• [Given request]: Using the listing below, report all lines holding the word "this".

• [Entries supplied]:

>> BEGIN

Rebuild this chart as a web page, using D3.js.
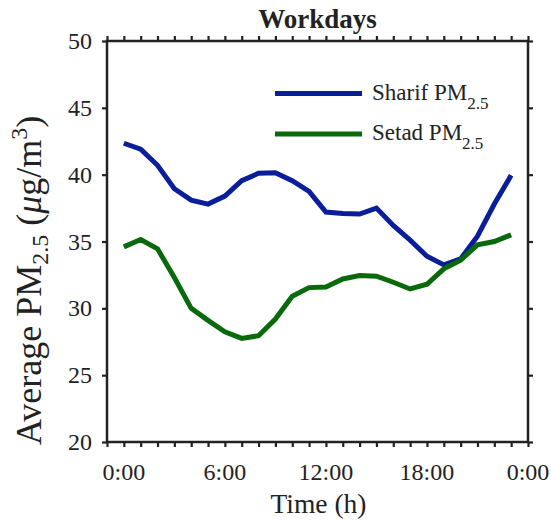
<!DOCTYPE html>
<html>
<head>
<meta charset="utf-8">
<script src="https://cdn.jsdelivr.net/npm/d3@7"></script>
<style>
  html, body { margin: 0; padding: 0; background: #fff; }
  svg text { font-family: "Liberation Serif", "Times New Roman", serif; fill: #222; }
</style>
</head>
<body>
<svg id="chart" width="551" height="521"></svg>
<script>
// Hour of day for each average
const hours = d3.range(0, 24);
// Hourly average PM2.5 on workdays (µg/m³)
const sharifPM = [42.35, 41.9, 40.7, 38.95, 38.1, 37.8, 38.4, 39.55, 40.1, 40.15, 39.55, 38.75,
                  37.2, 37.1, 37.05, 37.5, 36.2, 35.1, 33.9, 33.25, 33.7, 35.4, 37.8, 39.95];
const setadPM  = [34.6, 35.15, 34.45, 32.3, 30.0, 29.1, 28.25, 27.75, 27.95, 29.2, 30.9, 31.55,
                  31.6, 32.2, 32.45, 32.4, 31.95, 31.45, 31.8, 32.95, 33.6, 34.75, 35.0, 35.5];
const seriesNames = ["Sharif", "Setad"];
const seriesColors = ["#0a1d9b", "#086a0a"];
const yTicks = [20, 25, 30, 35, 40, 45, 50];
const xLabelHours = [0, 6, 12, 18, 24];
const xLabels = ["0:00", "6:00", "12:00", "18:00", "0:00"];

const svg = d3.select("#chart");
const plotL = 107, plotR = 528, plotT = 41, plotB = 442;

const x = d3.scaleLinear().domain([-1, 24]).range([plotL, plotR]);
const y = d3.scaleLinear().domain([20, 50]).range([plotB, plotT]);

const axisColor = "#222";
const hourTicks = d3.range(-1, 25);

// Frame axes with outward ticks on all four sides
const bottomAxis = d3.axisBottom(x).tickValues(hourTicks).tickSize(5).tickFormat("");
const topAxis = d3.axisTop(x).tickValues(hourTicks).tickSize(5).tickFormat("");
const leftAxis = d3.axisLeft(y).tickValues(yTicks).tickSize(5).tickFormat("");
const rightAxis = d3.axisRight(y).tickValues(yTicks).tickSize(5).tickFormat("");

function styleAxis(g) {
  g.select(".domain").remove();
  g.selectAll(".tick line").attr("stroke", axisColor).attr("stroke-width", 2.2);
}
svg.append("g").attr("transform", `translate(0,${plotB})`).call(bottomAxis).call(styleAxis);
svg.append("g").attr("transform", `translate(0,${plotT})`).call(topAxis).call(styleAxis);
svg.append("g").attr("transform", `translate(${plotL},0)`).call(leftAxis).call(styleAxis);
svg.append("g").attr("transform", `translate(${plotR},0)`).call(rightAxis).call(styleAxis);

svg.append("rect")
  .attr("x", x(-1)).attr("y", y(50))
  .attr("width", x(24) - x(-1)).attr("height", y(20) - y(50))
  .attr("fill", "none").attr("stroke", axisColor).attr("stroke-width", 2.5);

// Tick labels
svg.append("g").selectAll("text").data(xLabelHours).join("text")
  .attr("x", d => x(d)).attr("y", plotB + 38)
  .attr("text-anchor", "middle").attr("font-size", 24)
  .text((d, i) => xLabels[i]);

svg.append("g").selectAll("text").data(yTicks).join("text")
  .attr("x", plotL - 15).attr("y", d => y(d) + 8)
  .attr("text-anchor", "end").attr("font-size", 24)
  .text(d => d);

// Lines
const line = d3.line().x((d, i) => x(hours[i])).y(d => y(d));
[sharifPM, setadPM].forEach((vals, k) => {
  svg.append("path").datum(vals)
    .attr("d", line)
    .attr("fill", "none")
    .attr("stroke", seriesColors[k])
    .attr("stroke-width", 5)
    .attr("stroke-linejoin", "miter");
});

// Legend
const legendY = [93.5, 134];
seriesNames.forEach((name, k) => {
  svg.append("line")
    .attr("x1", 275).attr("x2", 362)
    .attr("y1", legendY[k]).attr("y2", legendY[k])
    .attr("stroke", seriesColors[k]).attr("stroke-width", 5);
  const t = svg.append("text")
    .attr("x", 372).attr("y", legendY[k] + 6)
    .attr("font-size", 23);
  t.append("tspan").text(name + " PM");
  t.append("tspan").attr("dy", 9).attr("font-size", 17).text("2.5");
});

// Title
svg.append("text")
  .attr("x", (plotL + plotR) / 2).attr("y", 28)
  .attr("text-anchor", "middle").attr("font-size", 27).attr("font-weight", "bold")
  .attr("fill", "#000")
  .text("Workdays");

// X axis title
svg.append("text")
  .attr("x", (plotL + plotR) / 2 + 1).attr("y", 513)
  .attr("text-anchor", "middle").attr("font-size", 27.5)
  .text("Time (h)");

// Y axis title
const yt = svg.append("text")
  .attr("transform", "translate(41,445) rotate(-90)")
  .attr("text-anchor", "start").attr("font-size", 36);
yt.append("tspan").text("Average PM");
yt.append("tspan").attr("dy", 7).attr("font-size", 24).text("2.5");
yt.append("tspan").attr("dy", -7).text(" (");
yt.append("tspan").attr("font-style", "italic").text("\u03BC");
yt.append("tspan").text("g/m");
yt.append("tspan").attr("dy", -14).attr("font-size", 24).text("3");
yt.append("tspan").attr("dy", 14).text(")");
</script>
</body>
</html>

>> END
>> BEGIN

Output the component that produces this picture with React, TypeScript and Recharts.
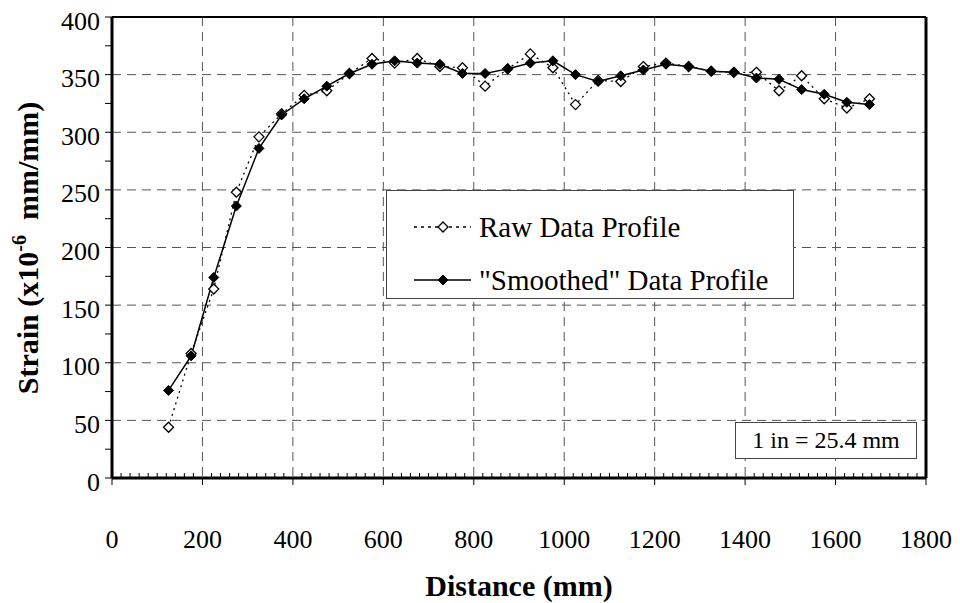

>> END

• [Exercise response]:
Rebuild this chart as a web page, using D3.js.
Output the component that produces this picture with React, TypeScript and Recharts.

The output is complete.